Cumhurbaşkanı Erdoğan’ın Kızılcahamam kampında kullandığı “Kudüs İttifakı” kavramına da değinen Yayman, bu ittifakın yalnızca iç barış değil, Türkler, Araplar ve Kürtler arasında bölgesel bir kardeşlik vizyonu sunduğunu belirtti. Erdoğan’ın bu söylemini “tarihi bir hitap” olarak değerlendiren Yayman, “Bu vizyon, emperyalist saldırılara karşı ortak duruşun adıdır” ifadelerini kullandı.
CHP’ye: “Yerli ve milli muhalefet olun”
Yayman, muhalefete yönelik eleştirilerini de sürdürdü. CHP’nin 75 yıllık çok partili siyasi tarih boyunca tek başına iktidar olamamasını “tarihsel başarısızlık” olarak niteleyen Yayman, partinin halkın değerleriyle çatıştığını savundu. CHP’nin çözüm süreci gibi milli meselelerde “bekle-gör” politikası izlediğini ve bu tavrın hem partinin tarihine hem de ülkeye zarar verdiğini ifade etti.
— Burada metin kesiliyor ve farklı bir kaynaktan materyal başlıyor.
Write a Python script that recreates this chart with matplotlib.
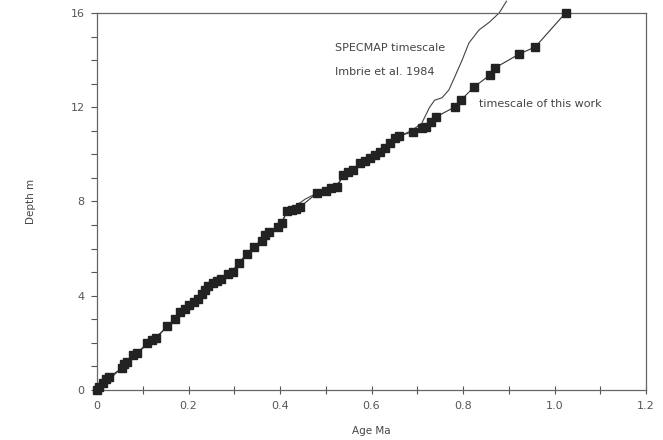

“CHP muhalefet görevini yerine getiremiyor, kendi iç iktidar mücadelesine hapsolmuş durumda. Bu yapı, iktidara değil, kendi içine muhalefet ediyor” diyen Yayman, CHP’ye yerli ve milli muhalefet olma çağrısında bulundu.
“AK Parti, kendiyle yarışıyor”
AK Parti’nin 23 yıllık iktidar sürecine ilişkin de değerlendirmelerde bulunan Yayman, partinin en büyük rakibinin yine kendisi olduğunu belirtti. “AK Parti gerçekten iktidardaki muhalefettir” diyen Yayman, istişare ve değerlendirme toplantılarının önemine dikkat çekerek, parti içi eleştiri ve önerilere açık bir yapı olduklarını vurguladı. “Kurulduğu günden bu yana sessiz devrimler gerçekleştiren bir hareketten söz ediyoruz” ifadelerini kullandı.
“Erken seçim tartışmaları temelsiz”
Gündemdeki erken seçim iddialarına da net bir yanıt veren Yayman, Türkiye'de seçim tarihinin Anayasa ile belirlendiğini hatırlattı. “Seçim 2028’dedir. Gündemimizde erken seçim yoktur” diyen Yayman, bu tür tartışmaları spekülatif ve temelsiz bulduklarını belirtti. AK Parti’nin önceliğinin seçim değil; ekonomi, güvenlik ve toplumsal istikrar olduğunu söyledi.
“Milli güvenlik meselesidir”
Yayman, terörle mücadelede gelinen noktanın sadece siyasi değil, bir beka ve milli güvenlik meselesi olduğunu vurguladı. MHP Genel Başkanı Devlet Bahçeli’nin sürece verdiği desteğin önemine işaret ederek, “Cumhurbaşkanımız Erdoğan’ın liderliği, Bahçeli’nin siyasi iradesi ve toplumun desteğiyle bu süreç önceki deneyimlerden ayrışıyor” dedi.
Sözlerini “Bu süreç oy hesabıyla değil, Türkiye’nin istikrarı, birliği ve geleceği için yürütülüyor” diyerek tamamlayan Yayman, Türkiye Yüzyılı vizyonunun yalnızca ekonomik ve teknolojik kalkınmayı değil, iç barışı ve toplumsal huzuru da kapsayan geniş bir hedef olduğunu ifade etti.